George Simmons (2 May 1785 – 5 March 1858) was a British Army officer who served in the Napoleonic Wars and was wounded at the Battle of Waterloo while serving with the 95th Regiment of Foot (Rifles).

==Life and career==
Simmons was born in Beverley, Yorkshire one of nine sons and three daughters. He at first studied medicine but in 1805 was given a commission as an assistant surgeon in the Royal South Lincolnshire Militia as the threat from Napoleon increased. After four years service he transferred to the 1st Battalion of the 95th Rifles as a second-lieutenant since the normal lowest rank of ensign did not exist in the Rifles at that time. He was subsequently promoted to first-lieutenant on 25 July 1811; to captain on 17 April 1828 and to major on 16 February 1838.

===Peninsular War===
Wounded at the Combat of the Côa in 1810, he was present at subsequent Combat at Pombal (1811), Fuentes de Oñoro (1811), Ciudad Rodrigo (1812). Badajoz (1812), Salamanca (1812), Vitoria (1813), Pyrenees (1813), Nivelle (1813), Orthes (1814) and Tarbes where he was once again severely wounded.

===Waterloo Campaign===
The 1st/95th were engaged at the Battle of Quatre Bras on 16 June 1815, ″Until dark we had very sharp fighting″. Simmons spent the night before Waterloo sleeping on the muddy ground on a bundle of straw, sheltering from the rain under a mud-smeared blanket. During the subsequent battle he was shot through the liver, had two ribs broken and took a bullet in the chest. His watch stopped at 4 pm, the time that he was hit.
He was evacuated to Brussels where he remained convalescing for several weeks. In October he was well enough to travel back to England. He was sufficiently recovered from his severe wounds to rejoin his regiment on 1 January 1816, and served with the British army of occupation in France for nearly three years, returning to England with the 1st Battalion in November 1818.
Simmons subsequently served at home until July 1825 when he accompanied the battalion to Nova Scotia. On 17 April 1828 he was promoted to Captain, at which time he had close to nineteen years' service.

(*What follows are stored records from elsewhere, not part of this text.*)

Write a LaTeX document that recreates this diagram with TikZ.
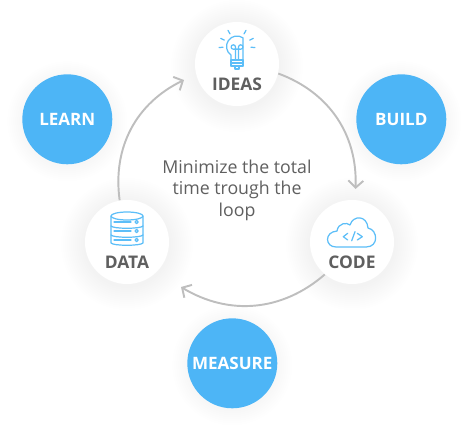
\documentclass[tikz,border=0pt]{standalone}
\usepackage{fontspec}
\setmainfont{Open Sans}
\usetikzlibrary{arrows.meta,backgrounds,calc}
\definecolor{myblue}{RGB}{77,181,246}
\definecolor{myicon}{RGB}{92,190,248}
\definecolor{mygray}{RGB}{95,95,95}
\definecolor{myline}{RGB}{190,190,190}
\tikzset{
  stage/.style={circle, fill=white, minimum size=1.68cm, inner sep=0pt},
  phase/.style={circle, fill=myblue, minimum size=1.8cm, inner sep=0pt, text=white, font=\fontsize{9.7}{11}\selectfont\bfseries},
  stagetext/.style={text=mygray, font=\fontsize{9.9}{11}\selectfont\bfseries, inner sep=0pt},
  flow/.style={draw=myline, line width=1.1pt, -{Straight Barb[length=4pt,width=8.5pt,line width=1.1pt]}},
  icon/.style={draw=myicon, line width=.7pt, line cap=round, line join=round},
  halo/.style={fill=black, fill opacity=.004, draw=none}
}
\begin{document}
\begin{tikzpicture}[x=0.02cm,y=0.02cm]
\useasboundingbox (0,0) rectangle (475,437);

\node[phase] (learn) at (67.3,317.7) {LEARN};
\node[phase] (build) at (401.3,317.7) {BUILD};
\node[phase] (measure) at (232.3,73.7) {MEASURE};

\node[stage] (ideas) at (237,373) {};
\node[stage] (code) at (352,195) {};
\node[stage] (data) at (127,195) {};

\node[stagetext] (ideastext) at ($(ideas)+(0,-20)$) {IDEAS};
\node[stagetext] (codetext) at ($(code)+(0,-20)$) {CODE};
\node[stagetext] (datatext) at ($(data)+(0,-20)$) {DATA};

\node[text=mygray, align=center, inner sep=0pt, font=\fontsize{10.1}{12.2}\selectfont] (note) at (237,247)
  {Minimize the total\\time trough the\\loop};

\coordinate (codetip) at (355.5,248);
\coordinate (datatip) at (181,150);
\coordinate (ideastip) at (184,357);

\begin{scope}[on background layer]
  \foreach \n in {ideas,code,data}{
    \foreach \r in {44,46,...,66}{
      \fill[halo] ($(\n)+(0,-2)$) circle (\r);
    }
  }
  \foreach \n in {learn,build,measure}{
    \foreach \r in {46,48,...,60}{
      \fill[halo] ($(\n)+(0,-2)$) circle (\r);
    }
  }
  \draw[flow] (ideas.-13) to[bend left=36] (codetip);
  \draw[flow] (code.-130) to[bend left=36] (datatip);
  \draw[flow] (data.100) to[bend left=36] (ideastip);
\end{scope}

% bulb
\begin{scope}[shift={(ideas)}]
  \draw[icon] (-6,4) -- (-6,8.9) arc (-124.8:-360+55.2:10.5) -- (6,4);
  \draw[icon] (-6,4) -- (6,4) (-6,1) -- (6,1) (-6,-2) -- (6,-2);
  \draw[icon] (-6,4) -- (-6,-2) (6,4) -- (6,-2);
  \draw[icon] (-2,-2) -- (-2,-5) -- (2,-5) -- (2,-2);
  \draw[icon] (-1.5,4) -- (-1.5,17) arc (0:270:2.2) -- (3,14.8);
  \draw[icon] (1.5,4) -- (1.5,17) arc (180:-90:2.2) -- (-3,14.8);
  \foreach \a in {-5,25,60,120,155,185}{
    \draw[icon] ($(0,18)+(\a:14)$) -- ($(0,18)+(\a:18)$);
  }
\end{scope}

% cloud
\begin{scope}[shift={(code)}]
  \draw[icon] (-16,-5) .. controls (-27,-5) and (-28,10) .. (-15,11)
    .. controls (-14,19) and (-5,20) .. (-2,17)
    .. controls (1,27) and (15,27) .. (16,14)
    .. controls (26,12) and (27,-5) .. (14,-5) -- cycle;
  \draw[icon] (-4.3,8.7) -- (-8.7,5.3) -- (-4.3,2);
  \draw[icon] (3,10.3) -- (-0.3,1.3);
  \draw[icon] (5.3,8.7) -- (10.3,5.3) -- (5.3,2);
\end{scope}

% database
\begin{scope}[shift={(data)}]
  \draw[icon] (0,26) ellipse (16 and 4);
  \draw[icon] (-16,26) -- (-16,-1) .. controls (-14,-4) and (14,-4) .. (16,-1) -- (16,26);
  \draw[icon] (-16,16) .. controls (-14,13) and (14,13) .. (16,16);
  \draw[icon] (-16,7) .. controls (-14,4) and (14,4) .. (16,7);
  \foreach \y in {20,11,2}{
    \draw[icon] (9.7,\y) circle (1.6);
    \draw[icon] (-13,\y) -- (4,\y);
  }
\end{scope}

\end{tikzpicture}
\end{document}
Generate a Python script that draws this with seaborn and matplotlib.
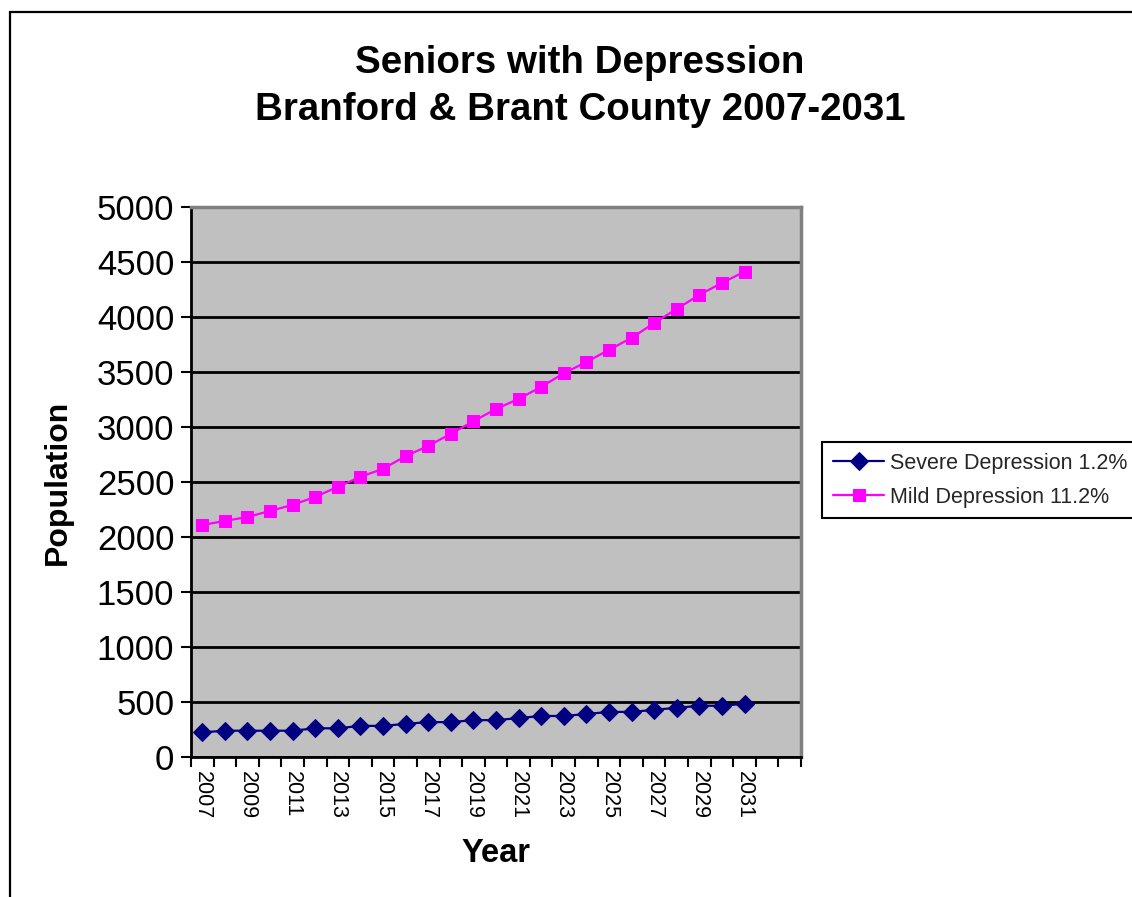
import matplotlib
matplotlib.use("Agg")
import matplotlib.pyplot as plt
import seaborn as sns
import pandas as pd
from matplotlib.patches import Rectangle
from matplotlib.ticker import FixedLocator, NullFormatter

# Category axis: 2007-2033, projections available through 2031
years = list(range(2007, 2034))
data_years = list(range(2007, 2032))

severe = [224, 239, 239, 239, 239, 261, 261, 283, 283, 301, 317, 317, 335,
          335, 354, 373, 373, 391, 410, 410, 429, 447, 466, 466, 484]
mild = [2109, 2146, 2182, 2237, 2292, 2365, 2456, 2547, 2620, 2735, 2828,
        2938, 3052, 3164, 3255, 3365, 3488, 3591, 3701, 3810, 3945, 4073,
        4201, 4310, 4412]

severe_label = "Severe Depression 1.2%"
mild_label = "Mild Depression 11.2%"

title_lines = ["Seniors with Depression", "Branford & Brant County 2007-2031"]

sns.set_theme(style="white")
plt.rcParams["font.family"] = ["Liberation Sans", "DejaVu Sans"]

W, H = 1132, 897
fig = plt.figure(figsize=(W / 100, H / 100), dpi=100)
fig.patch.set_facecolor("white")

# Outer chart frame (runs off the right and bottom edges)
fig.add_artist(Rectangle((10 / W, -0.1), 1.2, 1 - 12 / H + 0.1,
                         transform=fig.transFigure, fill=False,
                         edgecolor="black", linewidth=1.6))

left, right, top, bottom = 191, 801, 207, 757
ax = fig.add_axes([left / W, 1 - bottom / H, (right - left) / W, (bottom - top) / H])
ax.set_facecolor("#C0C0C0")

pos = {y: i for i, y in enumerate(years)}
df_sev = pd.DataFrame({"pos": [pos[y] for y in data_years], "value": severe})
df_mild = pd.DataFrame({"pos": [pos[y] for y in data_years], "value": mild})

sns.lineplot(data=df_sev, x="pos", y="value", ax=ax, color="#000080",
             marker="D", markersize=9, markeredgecolor="#000080",
             linewidth=1.6, label=severe_label, zorder=3)
sns.lineplot(data=df_mild, x="pos", y="value", ax=ax, color="#FF00FF",
             marker="s", markersize=9, markeredgecolor="#FF00FF",
             linewidth=1.6, label=mild_label, zorder=3)

# Y axis
ax.set_ylim(0, 5000)
ax.set_yticks(range(0, 5001, 500))
ax.yaxis.grid(True, color="black", linewidth=2)
ax.set_axisbelow(True)
ax.tick_params(axis="y", which="major", direction="out", length=7, width=1.5,
               color="black", labelsize=25, pad=5, left=True)
for t in ax.get_yticklabels():
    t.set_color("black")

# X axis: category slots with boundary ticks, every second year labelled
ax.set_xlim(-0.5, len(years) - 0.5)
label_pos = [pos[y] for y in data_years[::2]]
ax.set_xticks(label_pos)
ax.set_xticklabels([str(y) for y in data_years[::2]], rotation=270)
ax.xaxis.set_minor_locator(FixedLocator([i - 0.5 for i in range(len(years) + 1)]))
ax.xaxis.set_minor_formatter(NullFormatter())
ax.tick_params(axis="x", which="major", length=0, labelsize=15.5, pad=10,
               labelcolor="black")
ax.tick_params(axis="x", which="minor", direction="out", length=7, width=1.5,
               color="black", bottom=True)

for side in ["left", "bottom"]:
    ax.spines[side].set_color("black")
    ax.spines[side].set_linewidth(2)
for side in ["top", "right"]:
    ax.spines[side].set_color("#808080")
    ax.spines[side].set_linewidth(2.5)
    ax.spines[side].set_visible(True)

ax.set_xlabel("Year", fontsize=23.5, fontweight="bold", color="black")
ax.xaxis.set_label_coords(0.5, -0.147)
ax.set_ylabel("Population", fontsize=23, fontweight="bold", color="black")
ax.yaxis.set_label_coords(-0.193, 0.5)

for text, yc in zip(title_lines, [63, 110]):
    fig.text(580 / W, 1 - yc / H, text, ha="center", va="center",
             fontsize=27.7, fontweight="bold", color="black")

leg = ax.legend(loc="upper left", bbox_to_anchor=(822 / W, 1 - 442 / H),
                bbox_transform=fig.transFigure, fontsize=15.5, frameon=True,
                fancybox=False, edgecolor="black", framealpha=1,
                borderpad=0.5, labelspacing=0.6, handlelength=2.4,
                handletextpad=0.25, borderaxespad=0)
leg.get_frame().set_linewidth(1.5)

fig.savefig("out.png", dpi=100, facecolor="white")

Apart from being awarded the Waterloo Medal, for his service in the Peninsular Campaigns Simmons received the Military General Service Medal with eight clasps.

He retired from the army in 1845, a Battalion Major, after thirty-six years' service, and died in St. Helier, Jersey on 5 March 1858. There is a memorial tablet in the town's St. Saviors Church erected by his widow and he is named on the Rifle Brigade Memorial in Winchester Cathedral.

==Works==
Soldier and author Willoughby Verner edited letters that Simmons wrote home during his service in the Peninsular and Waterloo Campaign to produce the 1899 work A British Rifle Man: The Journals and Correspondence of Major George Simmons, Rifle Brigade, During the Peninsular War and the Campaign of Waterloo.

==Family==
Simmons married Anne Corbet, eldest daughter of Sir Thomas Le Breton of Bagatelle. The couple had three children, George, Anne Corbet and Francis Eliza.